In 2010 I had the pleasure of creating an Urban Design Manual (UDM) for the Town of Collingwood, Ontario which was inspired by Christopher Alexander’s A Pattern Language.  It developed into a ground-breaking document now being used as a template for many other communities and as a teaching reference in university planning programs.  It includes a number of regional, provincial and national firsts, for example: first design manual to be adopted as law (not guidelines) in Ontario; first in North America to include natural playground design standards for neighbourhoods; and, first social media engagement strategy in the region.  The UDM’s requirements support healthy community design and active transportation and its implementation has resulted in efficiencies for application processing, more contextual and human-centred developments, and better functioning sites.  Upon reviewing the UDM, international active transportation expert Dan Burden (Walkable and Livable Communities Institute) referred to it as “one of the best in North America” and uses it to in his work with communities throughout the US and Canada.  Blue Zones has also adapted this manual for their programs, and it is featured in a number of planning design courses in universities and colleges.   

In 2012, I decided I would build on the successes of the UDM to specifically address the active transportation challenges described above.  The result was an Active Transportation Plan (ATP) that advanced contemporary stakeholder engagement, focused on healthy community design principles, defined placemaking strategies, integrated cultural shifting programs, and supported asset based community development. 

Although early in it’s implementation, this Active Transportation Plan has also become a resource for other communities seeking to adapt it to their context.  The use of animated videos to describe its content; the integration of a series of “100 Day Implementation” projects; the use of a citizen “Do Tank”; the facilitation of urban acupuncture pilot projects; the performance based structure; and reader friendly content are some of the reasons why this is the case.

The plan sets the parameters for cooperative multi-disciplinary transportation planning/design work between Planners, Engineers, Landscape Architects, and citizens.  The results from this framework are:
a) Changed Culture:  Making active transportation easier for daily activities; and supporting the local neighbourhoods and economy.
b) Changed Environment:  Addressing all aspects of active transportation, including: people-oriented design; better biking facilities; better signage; and, complete streets approaches; that will all make the built environment more supportive of active transportation.
c) Empowered People:  Making it easier for citizens & neighbourhood groups to get involved in real projects and facilitate test projects in partnership with the municipality.
d) Changed Scope: Facilitating real measurable improvements within a five year timeframe to the various aspects of active transportation; having a range of implementation projects that will “make things happen” in the community.
e) Changed Expectations:  Improving understanding of active transportation and municipal implementation projects by citizens, elected officials, and professionals, and; include ongoing community input throughout the Plan’s life.
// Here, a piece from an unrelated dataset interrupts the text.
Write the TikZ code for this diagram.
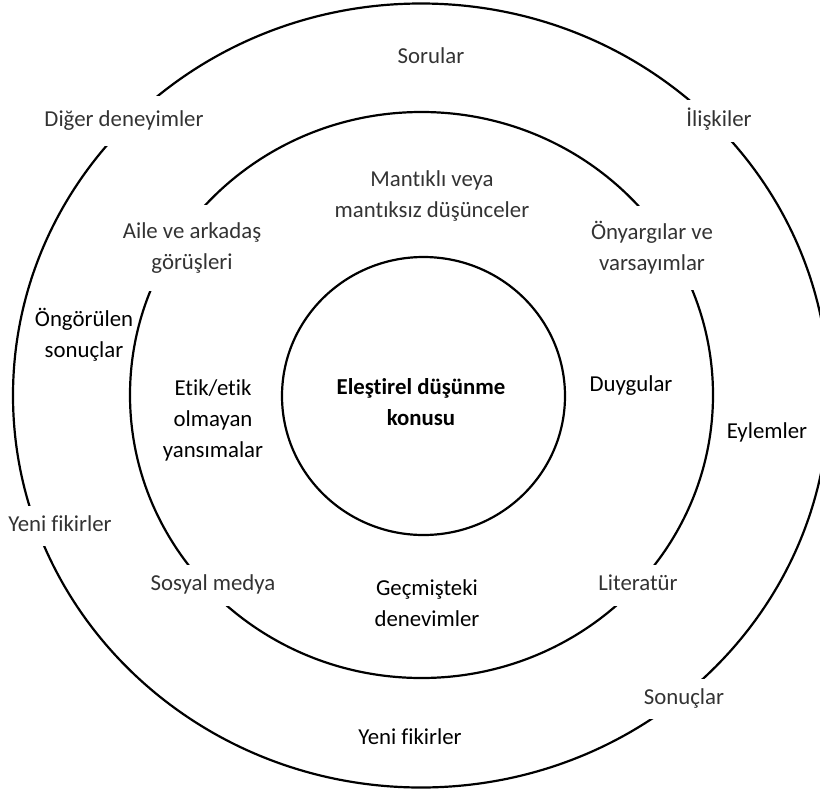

Where Do You Think You’re Going?
Seeing the effectiveness of this non-typical approach to planning, and the number of people interested, I have designed workshops to engage, inform, and inspire communities and professionals so that they can adapt the UDM and ATP to their context.  Through storytelling, hands-on group work, videos, and animations, participants are immersed in techniques, examples, and challenges that teach a variety of skills.  These “tools” are useful at all stages of developing and implementing these urban design and active transportation initiatives.  The most critical skill learned during the workshops is that of “design thinking”. 

Design is a process of examination through which ideas are identified, tested, and refined before being realized.  It is the process undertaken both when developing an active transportation plan; as well as, when implementing its recommendations in the built environment.  Participants of the workshops develop a design focused awareness, understanding, and basic skills.  The intent is that Planners, Engineers, and citizens will develop creative approaches to effectively manage and direct positive change in their communities. 

For all our towns and cities the difficulties of the future will require us to choose new ways of thinking about our problems and the solutions we develop to address them.  This includes initiatives for healthy community design and active transportation.  Creative design thinking is the key.  This isn’t easy, and will often mean that we have to change the culture of the organizations we work in.  However, my experiences with the UDM and ATP illustrate that this is possible; and the workshops I have developed that ask Where Do You Think You’re Going? can at least point people in the right direction and inspire them to take their own first steps.  I look forward to working with other groups of change agents at my next workshops in Toronto, Peterborough, Buffalo, and Niagara Falls this summer.  For those that cannot attend, I offer these words from Ze Frank, to help you make the choice for creativity and design thinking over the status-quo: “Choices aren’t things that happen to you, they happen, when you happen onto things, and choose them. So happen!